The blaze was the worst in Delhi since 59 movie-goers died in a cinema in 1997, with the city’s poor planning and enforcement of building and safety regulations often responsible for such deadly incidents.
Tearful relatives spoke of receiving desperate calls from factory workers begging to be freed from the inferno in the dark, poorly lit premises in the commercial hub of Sadar Bazar from around 5:00am (23:30 GMT).
One father who was trapped inside the four-storey structure made a desperate phone call to ask that his children be looked after.
“Monu, brother, I am going to die today,” the man, named Musharaff said in the recording of a call played by the ABP Hindi language news channel.
“Please take care of my kids. I can’t breathe. There are so many others here. Just can’t breathe,” he kept repeating in Hindi, eventually breaking down towards the end of the call.
Authorities do not yet know if Musharaff survived the blaze.
One survivor, Sabi Abbas, told AFP he had just finished work and was about to go to sleep when he heard screams from the third floor.
“I rushed to the floor and saw the wires were dangling and on fire as acrid smoke filled up the corridor,” he said, adding that he ran out of the building with his wife and daughters.
The building was home to a number of manufacturing units producing items including schoolbags and packing materials which only aided the spread of the blaze, officials said.
Prime Minister Narendra Modi tweeted that the fire was “extremely horrific”, as authorities said they would offer financial assistance to the victims’ families and to survivors.

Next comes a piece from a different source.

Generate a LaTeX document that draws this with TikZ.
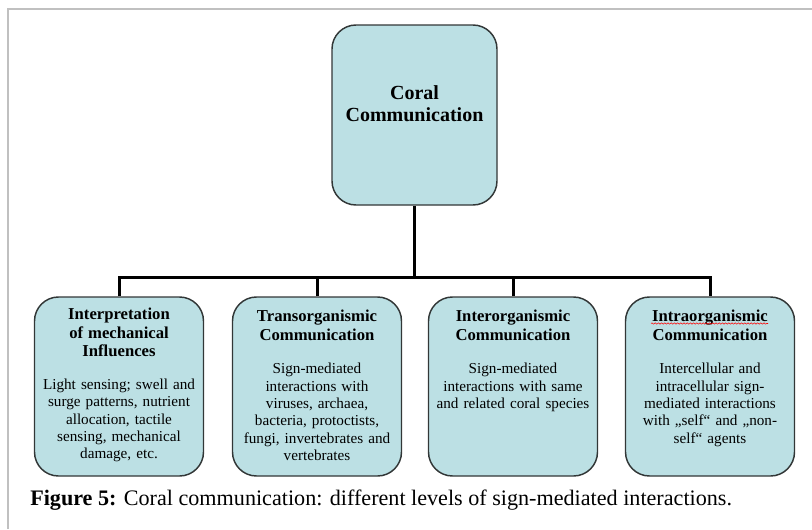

Locals said the factory also made purses and jackets, and had just one entrance and 20 rooms on each floor that were connected by one internal stairway.
“Most of the casualties happened because of suffocation,” witness Mohammed Khalil told AFP.
“After the fire, people didn’t have any way to get out and I believe many were asleep and because of the smoke, they got suffocated.”
Others told AFP they believed the fire started on the first floor, sparked by exposed wires, before spreading to an area used to store foam and plastic chairs.
Outside a nearby hospital morgue, anxious relatives and friends gathered to identify the bodies.
Naushad Ahmad was looking desperately for his missing friend, who he was unable to reach on his mobile phone.
“I have been to the factory and this tragedy was waiting to happen,” he told AFP.
“There was only one exit and entrance to the building… People didn’t get a chance to escape.”
Sajjamuddin Ahmad spent two hours searching for his father-in-law and brother-in-law before discovering they were dead, he told AFP.
Families of the victims said they were mostly migrant workers from Bihar, one of India’s most impoverished states. Some of them were paid just 1,000 rupees ($14) a month, they said.
Police and fire officials said at least 58 others were rescued. The flames had been extinguished and they did not expect to find more bodies, they added.
The cause of the blaze is not yet known but Delhi’s fire services director told the Press Trust of India news agency that the site had been operating without the required fire safety clearances.
The building’s owner and manager were arrested later Sunday, police told PTI.
Factories and small manufacturing units in big Indian cities are often located in old, cramped areas, where the cost of land is cheaper.
Such units often also serve as sleeping quarters for poor, mostly migrant, workers, who save money by bedding down at their workplaces.
The blaze was the latest in a series of fire tragedies to hit India in recent years.
In 2016, more than 100 people were killed after a massive explosion during a banned fireworks display in the southern state of Kerala.
In 2011, at least 90 patients died after a fire in a Kolkata hospital. In 2004, 94 children burnt to death in a fire at a school in Kumbakonam in the southern state of Tamil Nadu.
In January 2018 17 workers were killed after a blaze in a plastic manufacturing facility in New Delhi.